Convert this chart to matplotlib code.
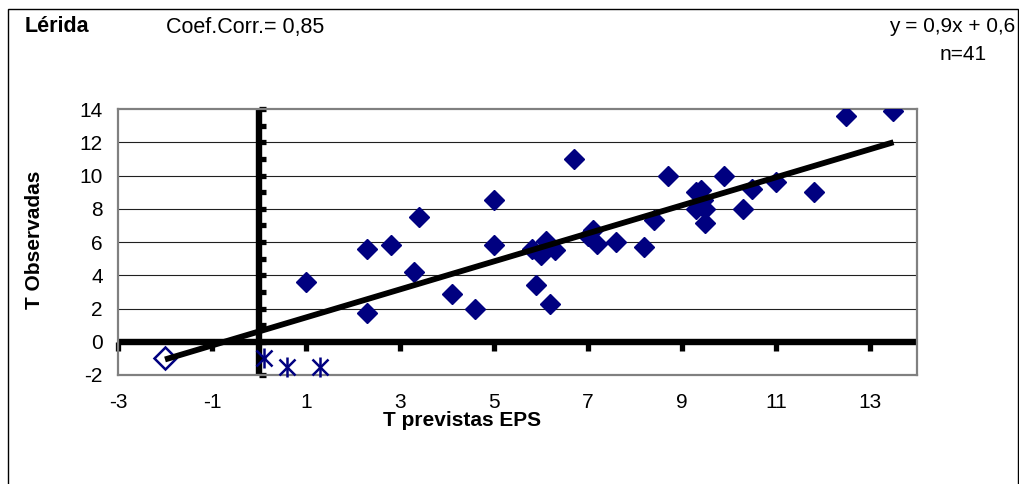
import numpy as np
import matplotlib
matplotlib.use('Agg')
import matplotlib.pyplot as plt
from matplotlib.markers import TICKRIGHT, TICKDOWN
from matplotlib.patches import Rectangle

plt.rcParams['font.family'] = ['Liberation Sans', 'DejaVu Sans']

# datos: T previstas EPS (x) frente a T observadas (y)
x_prev = [1.0, 2.3, 2.8, 2.3, 3.3, 3.4, 4.1, 4.6, 5.0, 5.0,
          5.8, 5.9, 6.0, 6.1, 6.3, 6.2, 6.7, 7.0, 7.1, 7.2,
          7.6, 8.2, 8.4, 8.7, 9.3, 9.4, 9.3, 9.5, 9.45, 9.5,
          9.9, 10.3, 10.5, 11.0, 11.8, 12.5, 13.5]
y_obs = [3.6, 5.6, 5.8, 1.7, 4.2, 7.5, 2.9, 2.0, 8.5, 5.8,
         5.6, 3.4, 5.2, 6.05, 5.5, 2.3, 11.0, 6.35, 6.75, 5.9,
         6.0, 5.7, 7.35, 10.0, 9.0, 9.1, 8.0, 8.0, 8.5, 7.15,
         9.95, 8.0, 9.2, 9.6, 9.0, 13.6, 13.85]

# punto hueco
x_hueco = [-2.0]
y_hueco = [-1.0]

# asteriscos
x_ast = [0.1, 0.6, 1.3]
y_ast = [-1.0, -1.5, -1.5]

# recta de tendencia
trend_slope = 0.843
trend_intercept = 0.62

x_ticks = [-3, -1, 1, 3, 5, 7, 9, 11, 13]
y_ticks = [-2, 0, 2, 4, 6, 8, 10, 12, 14]
y_minor = list(range(-2, 15))

W, H = 1020, 484
fig = plt.figure(figsize=(W / 100, H / 100), dpi=100)
L, R, T, B = 118, 917, 109, 375
ax = fig.add_axes([L / W, 1 - B / H, (R - L) / W, (B - T) / H])

ax.set_xlim(-3, 14)
ax.set_ylim(-2, 14)

for s in ax.spines.values():
    s.set_color('#808080')
    s.set_linewidth(1.6)

ax.set_xticks(x_ticks)
ax.set_yticks(y_ticks)
ax.set_xticklabels([str(v) for v in x_ticks])
ax.set_yticklabels([str(v) for v in y_ticks])
ax.tick_params(axis='both', length=0, labelsize=15)
ax.tick_params(axis='x', pad=13)
ax.tick_params(axis='y', pad=11)

for v in y_ticks[1:-1]:
    if v != 0:
        ax.axhline(v, color='#202020', lw=0.8, zorder=1)

# ejes gruesos en x=0 e y=0
ax.axvline(0, color='black', lw=4.6, zorder=2)
ax.axhline(0, color='black', lw=4.6, zorder=2)
ax.plot(np.zeros(len(y_minor)), y_minor, ls='none', marker=TICKRIGHT,
        ms=4.8, mew=3.8, color='black', zorder=2, clip_on=False)
ax.plot(x_ticks, np.zeros(len(x_ticks)), ls='none', marker=TICKDOWN,
        ms=6.4, mew=3.8, color='black', zorder=2, clip_on=False)

navy = '#000080'
ax.plot(x_prev, y_obs, ls='none', marker='D', ms=10.5, color=navy,
        mec=navy, zorder=3)
ax.plot(x_hueco, y_hueco, ls='none', marker='D', ms=11, mfc='white',
        mec=navy, mew=1.8, zorder=3)
ax.plot(x_ast, y_ast, ls='none', marker='x', ms=12, mew=1.8, color=navy,
        zorder=3, clip_on=False)
ax.plot(x_ast, y_ast, ls='none', marker='|', ms=14, mew=1.8, color=navy,
        zorder=3, clip_on=False)

x_all = x_hueco + x_ast + x_prev
tx = np.array([min(x_all), max(x_all)])
ax.plot(tx, trend_slope * tx + trend_intercept, color='black', lw=4.2,
        solid_capstyle='butt', zorder=4)

def px(x, y):
    return x / W, 1 - y / H

fig.text(*px(25, 27), 'Lérida', fontsize=15.5, fontweight='bold', va='center')
fig.text(*px(166, 27), 'Coef.Corr.= 0,85', fontsize=15.5, va='center')
fig.text(*px(1015, 27), 'y = 0,9x + 0,6', fontsize=15, va='center', ha='right')
fig.text(*px(987, 55), 'n=41', fontsize=15, va='center', ha='right')
fig.text(*px(35, 240), 'T Observadas', fontsize=15, fontweight='bold',
         va='center', ha='center', rotation=90)
fig.text(*px(462, 421), 'T previstas EPS', fontsize=15, fontweight='bold',
         va='center', ha='center')

fig.add_artist(Rectangle((8 / W, -0.02), 1010 / W, 1.02 - 9 / H,
                         transform=fig.transFigure, fill=False,
                         edgecolor='black', lw=1.0))

fig.savefig('out.png', dpi=100)
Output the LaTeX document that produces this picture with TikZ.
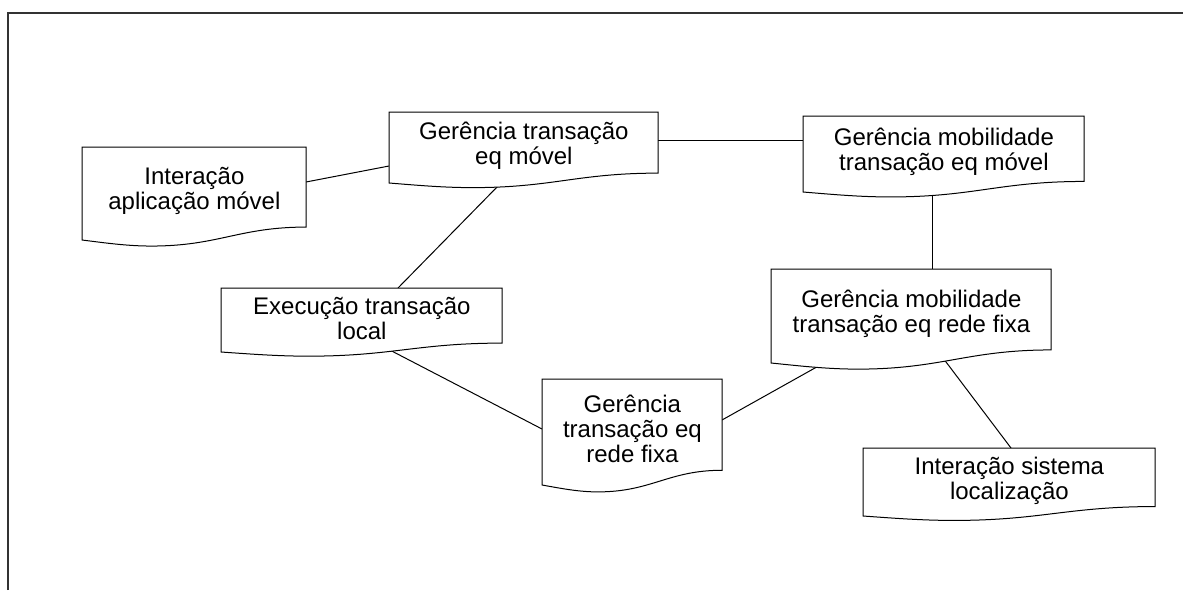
\documentclass[tikz,border=0pt]{standalone}
\usepackage{fontspec}
\setmainfont{Liberation Sans}
\usetikzlibrary{calc,backgrounds}

% Flowchart "document" box: top edge, straight sides, wavy bottom.
% #1 name, #2 left x, #3 top y, #4 width, #5 height of left side, #6 text
\newcommand\docbox[6]{%
  \path[docshape] (#2,#3) -- ({#2+#4},#3) -- ({#2+#4},{#3+0.861*#5})
    .. controls ({#2+0.70*#4},{#3+0.861*#5}) and ({#2+0.61*#4},{#3+1.065*#5})
    .. ({#2+0.31*#4},{#3+1.065*#5})
    .. controls ({#2+0.20*#4},{#3+1.065*#5}) and ({#2+0.10*#4},{#3+1.03*#5})
    .. (#2,{#3+#5}) -- cycle;
  \node[doctext, minimum width={#4*0.5pt}, minimum height={0.94*#5*0.5pt},
        anchor=north west] (#1) at (#2,#3) {#6};%
}

\begin{document}
\begin{tikzpicture}[x=0.5pt,y=-0.5pt,
  docshape/.style={draw=black, fill=white, line width=0.5pt},
  doctext/.style={inner sep=0pt, align=center, text=black,
                  font=\fontsize{12}{12.5}\selectfont},
  link/.style={draw=black, line width=0.5pt},
  frameline/.style={draw=black!80, line width=1pt}]
\useasboundingbox (0,0) rectangle (1183,590);

\docbox{iam}{82}{147}{224}{93}{Interação\\aplicação móvel}
\docbox{gtm}{389}{112}{269}{71}{Gerência transação\\eq móvel}
\docbox{gmm}{803}{116}{281}{76}{Gerência mobilidade\\transação eq móvel}
\docbox{etl}{221}{288}{281}{64}{Execução transação\\local}
\docbox{gmf}{771}{269}{280}{94}{Gerência mobilidade\\transação eq rede fixa}
\docbox{gtf}{542}{379}{180}{106}{Gerência\\transação eq\\rede fixa}
\docbox{isl}{863}{448}{292}{68}{Interação sistema\\localização}

\begin{pgfonlayer}{background}
  % outer frame
  \draw[frameline] (8,590) -- (8,13) -- (1183,13);
  % connectors
  \draw[link] ([shift={(224,35)}]iam.north west) -- ([shift={(0,54)}]gtm.north west);
  \draw[link] ([shift={(269,28)}]gtm.north west) coordinate (g1) -- (g1 -| gmm.west);
  \draw[link] ([shift={(109.8,73.2)}]gtm.north west) -- ([shift={(177,0)}]etl.north west);
  \coordinate (g3) at ([shift={(0,77)}]gmm.north west);
  \draw[link] ([shift={(161,0)}]gmf.north west) coordinate (g2) -- (g2 |- g3);
  \draw[link] ([shift={(163.4,59.2)}]etl.north west) -- ([shift={(0,50)}]gtf.north west);
  \draw[link] ([shift={(180,41)}]gtf.north west) -- ([shift={(47.5,97)}]gmf.north west);
  \draw[link] ([shift={(169.6,85.8)}]gmf.north west) -- ([shift={(148,0)}]isl.north west);
\end{pgfonlayer}
\end{tikzpicture}
\end{document}
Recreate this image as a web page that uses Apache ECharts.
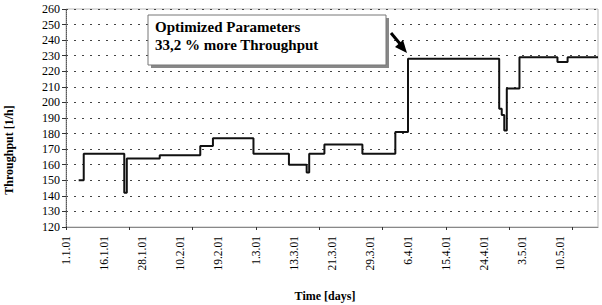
<!DOCTYPE html>
<html>
<head>
<meta charset="utf-8">
<script src="https://cdn.jsdelivr.net/npm/echarts@6/dist/echarts.min.js"></script>
<style>
html,body{margin:0;padding:0;background:#fff;}
#chart{width:602px;height:305px;}
</style>
</head>
<body>
<div id="chart"></div>
<script>
// Date labels shown every 15th measurement point
const tickLabels = ['1.1.01','16.1.01','28.1.01','10.2.01','19.2.01','1.3.01','13.3.01','21.3.01','29.3.01','6.4.01','15.4.01','24.4.01','3.5.01','10.5.01'];
const pointCount = 211;
const labelEvery = 15;
const tickEvery = 25;
// Step changes: measurement index where the level changes, and new throughput level
const changeIndex = [5, 7, 23, 24, 37, 53, 58, 74, 88, 95, 96, 102, 117, 130, 135, 171, 172, 173, 174, 179, 194, 198, 210];
const throughput  = [150, 167, 142, 164, 166, 172, 177, 167, 160, 155, 167, 173, 167, 181, 228, 196, 192, 182, 209, 229, 226, 229, 229];
const yTicks = {min: 120, max: 260, step: 10};

const categories = Array.from({length: pointCount}, (_, i) => i % labelEvery === 0 ? (tickLabels[i / labelEvery] || '') : '');
const seriesData = changeIndex.map((idx, k) => [idx, throughput[k]]);

const serif = 'Liberation Serif, Times New Roman, serif';
const chart = echarts.init(document.getElementById('chart'), null, {renderer: 'svg'});
chart.setOption({
  animation: false,
  backgroundColor: '#fff',
  grid: {left: 66, right: 4, top: 9, bottom: 78, containLabel: false, outerBoundsMode: 'none',
         show: true, borderColor: '#bbb', borderWidth: 1, backgroundColor: '#fff'},
  xAxis: {
    type: 'category',
    data: categories,
    boundaryGap: false,
    axisLine: {lineStyle: {color: '#888', width: 1}},
    axisTick: {show: true, interval: tickEvery - 1, length: 3, lineStyle: {color: '#333'}},
    axisLabel: {interval: labelEvery - 1, rotate: 90, margin: 9, fontFamily: serif, fontSize: 11.5, color: '#000'},
    splitLine: {show: false},
    name: 'Time [days]',
    nameLocation: 'middle',
    nameGap: 63,
    nameTextStyle: {fontFamily: serif, fontSize: 12, fontWeight: 'bold', color: '#000', padding: [0, 14, 0, 0]}
  },
  yAxis: {
    type: 'value',
    min: yTicks.min, max: yTicks.max, interval: yTicks.step,
    axisLine: {show: true, lineStyle: {color: '#555', width: 1, type: [1, 1]}},
    axisTick: {show: true, length: 4, lineStyle: {color: '#333'}},
    axisLabel: {fontFamily: serif, fontSize: 12, color: '#000', margin: 6},
    splitLine: {show: true, lineStyle: {color: '#444', width: 1, type: [2, 6]}},
    name: 'Throughput [1/h]',
    nameLocation: 'middle',
    nameGap: 51,
    nameTextStyle: {fontFamily: serif, fontSize: 12, fontWeight: 'bold', color: '#000', padding: [0, 0, 0, -64]}
  },
  series: [{
    type: 'line',
    step: 'end',
    data: seriesData,
    showSymbol: false,
    lineStyle: {color: '#111', width: 2},
    z: 5
  }],
  graphic: [
    {type: 'rect', shape: {x: 151, y: 18, width: 238, height: 50}, style: {fill: '#888'}, z: 10},
    {type: 'rect', shape: {x: 148, y: 15, width: 238, height: 50}, style: {fill: '#fff', stroke: '#777', lineWidth: 1}, z: 11},
    {type: 'text', left: 155, top: 19, style: {text: 'Optimized Parameters', font: 'bold 15px ' + serif, fill: '#000'}, z: 12},
    {type: 'text', left: 155, top: 37, style: {text: '33,2 % more Throughput', font: 'bold 15px ' + serif, fill: '#000'}, z: 12},
    {type: 'line', shape: {x1: 391, y1: 33, x2: 401, y2: 45}, style: {stroke: '#000', lineWidth: 3}, z: 12},
    {type: 'polygon', shape: {points: [[407, 53], [395, 47], [403, 40]]}, style: {fill: '#000'}, z: 12}
  ]
});
</script>
</body>
</html>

**GIVEN REQUEST**
Go up to the line with "Output the LaTeX" and retype exactly from there through the line with "(0,0) rectangle (1183,590);". Leave out pictures.

**RESULT**
Output the LaTeX document that produces this picture with TikZ.
\documentclass[tikz,border=0pt]{standalone}
\usepackage{fontspec}
\setmainfont{Liberation Sans}
\usetikzlibrary{calc,backgrounds}

% Flowchart "document" box: top edge, straight sides, wavy bottom.
% #1 name, #2 left x, #3 top y, #4 width, #5 height of left side, #6 text
\newcommand\docbox[6]{%
  \path[docshape] (#2,#3) -- ({#2+#4},#3) -- ({#2+#4},{#3+0.861*#5})
    .. controls ({#2+0.70*#4},{#3+0.861*#5}) and ({#2+0.61*#4},{#3+1.065*#5})
    .. ({#2+0.31*#4},{#3+1.065*#5})
    .. controls ({#2+0.20*#4},{#3+1.065*#5}) and ({#2+0.10*#4},{#3+1.03*#5})
    .. (#2,{#3+#5}) -- cycle;
  \node[doctext, minimum width={#4*0.5pt}, minimum height={0.94*#5*0.5pt},
        anchor=north west] (#1) at (#2,#3) {#6};%
}

\begin{document}
\begin{tikzpicture}[x=0.5pt,y=-0.5pt,
  docshape/.style={draw=black, fill=white, line width=0.5pt},
  doctext/.style={inner sep=0pt, align=center, text=black,
                  font=\fontsize{12}{12.5}\selectfont},
  link/.style={draw=black, line width=0.5pt},
  frameline/.style={draw=black!80, line width=1pt}]
\useasboundingbox (0,0) rectangle (1183,590);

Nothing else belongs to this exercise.